• REQUEST
Return the material exactly, first line through the line containing "(0,0) rectangle (1093,1363);", and nothing more. Pictures stay out.

• AVAILABLE DATA
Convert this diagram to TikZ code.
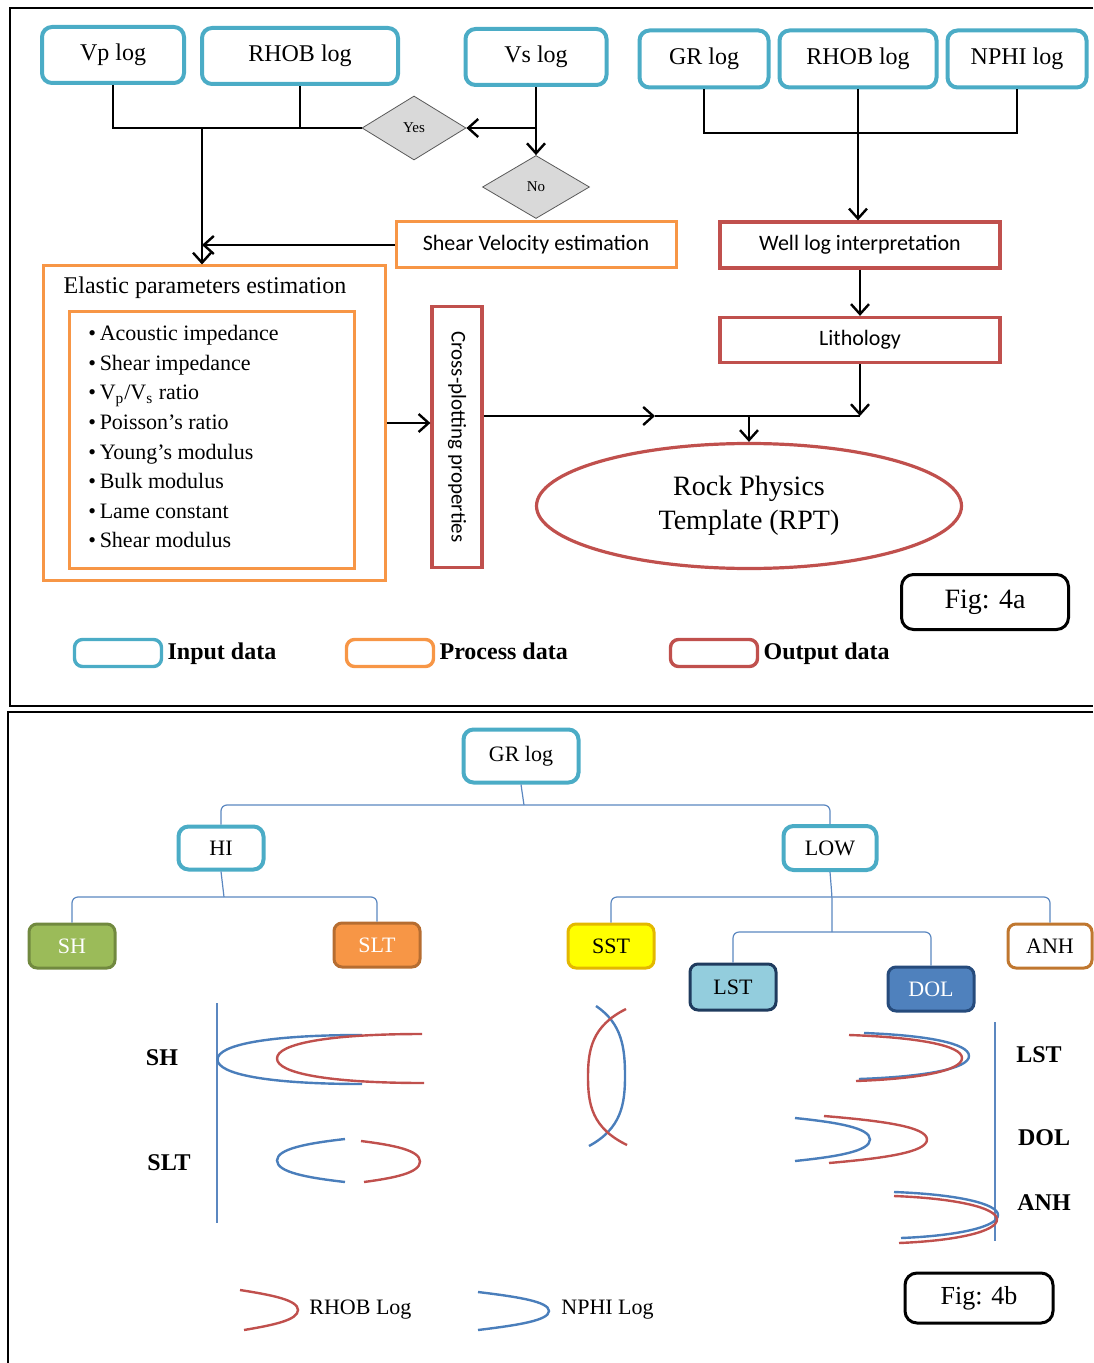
\documentclass[tikz,border=0pt]{standalone}
\usepackage{fontspec}
\setmainfont{Liberation Serif}
\newfontfamily\calibri{Carlito}
\usetikzlibrary{shapes.geometric,arrows.meta,positioning}

\definecolor{inblue}{HTML}{4BACC6}
\definecolor{procorange}{HTML}{F79646}
\definecolor{outred}{HTML}{C0504D}
\definecolor{treeblue}{HTML}{5B87C0}
\definecolor{rhobred}{HTML}{C0504D}
\definecolor{nphiblue}{HTML}{4A7EBB}
\definecolor{shgreen}{HTML}{9BBB59}
\definecolor{shgreenD}{HTML}{71893F}
\definecolor{sltorange}{HTML}{F79646}
\definecolor{sltorangeD}{HTML}{B66D31}
\definecolor{sstyellow}{HTML}{FFFF00}
\definecolor{sstyellowD}{HTML}{E3B800}
\definecolor{anhbrown}{HTML}{C0772F}
\definecolor{lstblue}{HTML}{93CDDD}
\definecolor{lstblueD}{HTML}{1F3B5E}
\definecolor{dolblue}{HTML}{4F81BD}
\definecolor{dolblueD}{HTML}{264B7C}

\def\pxu{0.5pt}

\begin{document}
\begin{tikzpicture}[
  x=0.5pt, y=-0.5pt,
  inbox/.style={draw=inblue, line width=2pt, rounded corners=5pt, inner sep=0pt},
  procbox/.style={draw=procorange, line width=1.5pt, inner sep=0pt},
  outbox/.style={draw=outred, line width=1.6pt, inner sep=0pt},
  decision/.style={diamond, draw=gray!70!black, fill=gray!30, inner sep=0pt,
    font=\fontsize{7.5}{9}\selectfont},
  line/.style={line width=1.2pt},
  arrow/.style={line, -{Straight Barb[length=5pt,width=9pt]}},
  tree/.style={draw=treeblue, line width=0.6pt, rounded corners=3pt},
  litho/.style={rounded corners=4pt, line width=1.5pt, inner sep=0pt,
    minimum width=86*\pxu, minimum height=44*\pxu, font=\fontsize{11}{13}\selectfont},
  legtext/.style={inner sep=0pt, text height=8.5pt, text depth=2.5pt,
    font=\bfseries\fontsize{12}{14}\selectfont},
  curve/.style={line width=1.2pt},
  every node/.style={font=\fontsize{12}{14}\selectfont}
]
\useasboundingbox (0,0) rectangle (1093,1363);

% ==========================================================
% Fig 4a - fluxograma
% ==========================================================
\draw[line width=1pt] (1093,8) -- (10,8) -- (10,706) -- (1093,706);

% logs de entrada
\node[inbox, minimum width=142*\pxu, minimum height=56*\pxu] (vp) at (113,55) {Vp log};
\node[inbox, minimum width=196*\pxu, minimum height=56*\pxu] (rhobA) at (300,56) {RHOB log};
\node[inbox, minimum width=141*\pxu, minimum height=56*\pxu] (vs) at (536,57) {Vs log};
\node[inbox, minimum width=129*\pxu, minimum height=57*\pxu] (gr) at (704,59) {GR log};
\node[inbox, minimum width=157*\pxu, minimum height=57*\pxu] (rhobB) at (858,59) {RHOB log};
\node[inbox, minimum width=139*\pxu, minimum height=57*\pxu] (nphi) at (1017,59) {NPHI log};

% decisoes
\node[decision, minimum width=104*\pxu, minimum height=64*\pxu] (yes) at (414,128) {Yes};
\node[decision, minimum width=107*\pxu, minimum height=63*\pxu] (no) at (536,187) {No};

% processos
\node[procbox, minimum width=280*\pxu, minimum height=46*\pxu,
  font=\calibri\fontsize{11}{13}\selectfont] (shear) at (536,245) {Shear Velocity estimation};
\node[procbox, minimum width=342*\pxu, minimum height=314*\pxu] (elastic) at (214,423) {};
\node (eltitle) at (205,288) {Elastic parameters estimation};
\node[procbox, minimum width=285*\pxu, minimum height=256*\pxu] (inner) at (212,440) {};
\node[anchor=north west, align=left, inner sep=0pt,
  font=\fontsize{11}{14.8}\selectfont] (params) at (88,325)
  {\textbullet\,Acoustic impedance\\
   \textbullet\,Shear impedance\\
   \textbullet\,V\textsubscript{p}/V\textsubscript{s} ratio\\
   \textbullet\,Poisson’s ratio\\
   \textbullet\,Young’s modulus\\
   \textbullet\,Bulk modulus\\
   \textbullet\,Lame constant\\
   \textbullet\,Shear modulus};

% saidas
\node[outbox, minimum width=50*\pxu, minimum height=261*\pxu] (cross) at (457,437) {};
\node[rotate=-90, font=\calibri\fontsize{10.5}{12}\selectfont] (crosstext) at (cross.center)
  {Cross-plotting properties};
\node[outbox, minimum width=280*\pxu, minimum height=46*\pxu,
  font=\calibri\fontsize{11}{13}\selectfont] (well) at (860,245) {Well log interpretation};
\node[outbox, minimum width=280*\pxu, minimum height=45*\pxu,
  font=\calibri\fontsize{11}{13}\selectfont] (lith) at (860,340) {Lithology};
\node[ellipse, draw=outred, line width=1.6pt, inner sep=0pt, align=center,
  minimum width=425*\pxu, minimum height=125*\pxu,
  font=\fontsize{14}{17}\selectfont] (rpt) at (749,506) {Rock Physics\\Template (RPT)};

% ligacoes
\coordinate (split) at (202,128);
\coordinate (bus) at (858,133);
\coordinate (join) at (860,416);
\coordinate (crossmid) at (655,416);

\draw[line] (vp.south) |- (yes.west);
\draw[line] (rhobA.south) -- (rhobA.south |- yes.west);
\draw[arrow] (vs.south) |- (yes.east);
\draw[arrow] (vs.south |- yes.east) -- (no.north);
\draw[arrow] (split) -- (split |- elastic.north);
\draw[arrow] (shear.west) -- (shear.west -| split);
\draw[arrow] (elastic.east) -- (elastic.east -| cross.west);

\draw[line] (gr.south) |- (bus) -| (nphi.south);
\draw[arrow] (rhobB.south) -- (rhobB.south |- well.north);
\draw[arrow] (well.south) -- (lith.north);
\draw[arrow] (lith.south) -- (join);
\draw[arrow] (join -| cross.east) -- (crossmid);
\draw[line] (crossmid) -- (join);
\draw[arrow] (join -| rpt.north) -- (rpt.north);

\node[draw, line width=1.5pt, rounded corners=6pt, minimum width=167*\pxu,
  minimum height=55*\pxu, font=\fontsize{14}{16}\selectfont] (figa) at (985,602) {Fig: 4a};

% legenda
\node[inbox, rounded corners=4pt, line width=1.7pt, minimum width=87*\pxu,
  minimum height=27*\pxu] (legin) at (118,653) {};
\node[legtext, right=2pt of legin] (legintxt) {Input data};
\node[procbox, rounded corners=4pt, line width=1.7pt, minimum width=87*\pxu,
  minimum height=27*\pxu] (legproc) at (390,653) {};
\node[legtext, right=2pt of legproc] (legproctxt) {Process data};
\node[outbox, rounded corners=4pt, line width=1.7pt, minimum width=87*\pxu,
  minimum height=27*\pxu] (legout) at (714,653) {};
\node[legtext, right=2pt of legout] (legouttxt) {Output data};

% ==========================================================
% Fig 4b - arvore de litologia
% ==========================================================
\draw[line width=1pt] (1093,712) -- (8,712) -- (8,1363);

\node[inbox, minimum width=115*\pxu, minimum height=53*\pxu,
  font=\fontsize{11}{13}\selectfont] (grtree) at (521,756) {GR log};
\node[inbox, minimum width=85*\pxu, minimum height=43*\pxu,
  font=\fontsize{11}{13}\selectfont] (hi) at (221,848) {HI};
\node[inbox, minimum width=93*\pxu, minimum height=44*\pxu,
  font=\fontsize{11}{13}\selectfont] (low) at (830,848) {LOW};

\node[litho, fill=shgreen, draw=shgreenD, text=white] (sh) at (72,946) {SH};
\node[litho, fill=sltorange, draw=sltorangeD, text=white] (slt) at (377,945) {SLT};
\node[litho, fill=sstyellow, draw=sstyellowD] (sst) at (611,946) {SST};
\node[litho, fill=white, draw=anhbrown, minimum width=84*\pxu] (anh) at (1050,946) {ANH};
\node[litho, fill=lstblue, draw=lstblueD, minimum height=46*\pxu] (lst) at (733,987) {LST};
\node[litho, fill=dolblue, draw=dolblueD, text=white] (dol) at (931,989) {DOL};

\coordinate (busgr) at (524,805);
\coordinate (bushi) at (224,897);
\coordinate (buslow) at (832,897);
\coordinate (buslowB) at (832,932);

\draw[tree] (hi.north) |- (busgr) -| (low.north);
\draw[tree] (grtree.south) -- (busgr);
\draw[tree] (sh.north) |- (bushi) -| (slt.north);
\draw[tree] (hi.south) -- (bushi);
\draw[tree] (sst.north) |- (buslow) -| (anh.north);
\draw[tree] (low.south) -- (buslow) -- (buslowB);
\draw[tree] (lst.north) |- (buslowB) -| (dol.north);

% eixos e curvas RHOB/NPHI
\draw[treeblue, line width=0.6pt] (217,1003) -- (217,1223);
\draw[treeblue, line width=0.6pt] (995,1022) -- (995,1241);

% cor / ponta de cima / ponta de baixo / vertice / forma (p,q,s)
\foreach \c/\xa/\ya/\xb/\yb/\xv/\p/\q/\s in {
  nphiblue/362/1035/362/1084/217.5/0.65/0/0.6, rhobred/422/1034/424/1083/277/0.65/0/0.6,
  nphiblue/345/1139/345/1182/277/0.55/0.2/0.55, rhobred/361/1141/364/1182/420/0.55/0.2/0.55,
  nphiblue/596/1006/589/1146/625/0.9/0.25/0.4,  rhobred/626/1009/627/1145/588/0.9/0.25/0.4,
  nphiblue/864/1033/859/1079/969/0.6/0.1/0.55,  rhobred/849/1035/856/1081/962/0.6/0.1/0.55,
  nphiblue/795/1118/795/1161/870/0.55/0.2/0.55, rhobred/824/1116/829/1163/927/0.55/0.2/0.55,
  nphiblue/894/1192/901/1238/998/0.6/0.1/0.5,   rhobred/894/1196/899/1243/997/0.6/0.1/0.5,
  rhobred/240/1290/244/1330/298/0.55/0.25/0.5,  nphiblue/478/1292/478/1330/549/0.55/0.25/0.5
}{
  \pgfmathsetmacro\ym{(\ya+\yb)/2}
  \pgfmathsetmacro\cax{\xa+\p*(\xv-\xa)}
  \pgfmathsetmacro\cay{\ya+\q*(\ym-\ya)}
  \pgfmathsetmacro\cby{\ym-\s*(\ym-\ya)}
  \pgfmathsetmacro\ccy{\ym+\s*(\yb-\ym)}
  \pgfmathsetmacro\cdx{\xb+\p*(\xv-\xb)}
  \pgfmathsetmacro\cdy{\yb-\q*(\yb-\ym)}
  \draw[curve, \c] (\xa,\ya) .. controls (\cax,\cay) and (\xv,\cby) .. (\xv,\ym)
    .. controls (\xv,\ccy) and (\cdx,\cdy) .. (\xb,\yb);
}

\node[font=\bfseries\fontsize{12}{14}\selectfont] (labsh) at (162,1058) {SH};
\node[font=\bfseries\fontsize{12}{14}\selectfont] (labslt) at (169,1163) {SLT};
\node[font=\bfseries\fontsize{12}{14}\selectfont] (lablst) at (1039,1055) {LST};
\node[font=\bfseries\fontsize{12}{14}\selectfont] (labdol) at (1044,1138) {DOL};
\node[font=\bfseries\fontsize{12}{14}\selectfont] (labanh) at (1044,1203) {ANH};

\node[anchor=west, inner sep=0pt, font=\fontsize{11}{13}\selectfont] (legrhob) at (309,1310) {RHOB Log};
\node[anchor=west, inner sep=0pt, font=\fontsize{11}{13}\selectfont] (legnphi) at (561,1310) {NPHI Log};

\node[draw, line width=1.5pt, rounded corners=6pt, minimum width=148*\pxu,
  minimum height=50*\pxu, font=\fontsize{13}{15}\selectfont] (figb) at (979,1298) {Fig: 4b};

\end{tikzpicture}
\end{document}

• FULL RESPONSE
Convert this diagram to TikZ code.
\documentclass[tikz,border=0pt]{standalone}
\usepackage{fontspec}
\setmainfont{Liberation Serif}
\newfontfamily\calibri{Carlito}
\usetikzlibrary{shapes.geometric,arrows.meta,positioning}

\definecolor{inblue}{HTML}{4BACC6}
\definecolor{procorange}{HTML}{F79646}
\definecolor{outred}{HTML}{C0504D}
\definecolor{treeblue}{HTML}{5B87C0}
\definecolor{rhobred}{HTML}{C0504D}
\definecolor{nphiblue}{HTML}{4A7EBB}
\definecolor{shgreen}{HTML}{9BBB59}
\definecolor{shgreenD}{HTML}{71893F}
\definecolor{sltorange}{HTML}{F79646}
\definecolor{sltorangeD}{HTML}{B66D31}
\definecolor{sstyellow}{HTML}{FFFF00}
\definecolor{sstyellowD}{HTML}{E3B800}
\definecolor{anhbrown}{HTML}{C0772F}
\definecolor{lstblue}{HTML}{93CDDD}
\definecolor{lstblueD}{HTML}{1F3B5E}
\definecolor{dolblue}{HTML}{4F81BD}
\definecolor{dolblueD}{HTML}{264B7C}

\def\pxu{0.5pt}

\begin{document}
\begin{tikzpicture}[
  x=0.5pt, y=-0.5pt,
  inbox/.style={draw=inblue, line width=2pt, rounded corners=5pt, inner sep=0pt},
  procbox/.style={draw=procorange, line width=1.5pt, inner sep=0pt},
  outbox/.style={draw=outred, line width=1.6pt, inner sep=0pt},
  decision/.style={diamond, draw=gray!70!black, fill=gray!30, inner sep=0pt,
    font=\fontsize{7.5}{9}\selectfont},
  line/.style={line width=1.2pt},
  arrow/.style={line, -{Straight Barb[length=5pt,width=9pt]}},
  tree/.style={draw=treeblue, line width=0.6pt, rounded corners=3pt},
  litho/.style={rounded corners=4pt, line width=1.5pt, inner sep=0pt,
    minimum width=86*\pxu, minimum height=44*\pxu, font=\fontsize{11}{13}\selectfont},
  legtext/.style={inner sep=0pt, text height=8.5pt, text depth=2.5pt,
    font=\bfseries\fontsize{12}{14}\selectfont},
  curve/.style={line width=1.2pt},
  every node/.style={font=\fontsize{12}{14}\selectfont}
]
\useasboundingbox (0,0) rectangle (1093,1363);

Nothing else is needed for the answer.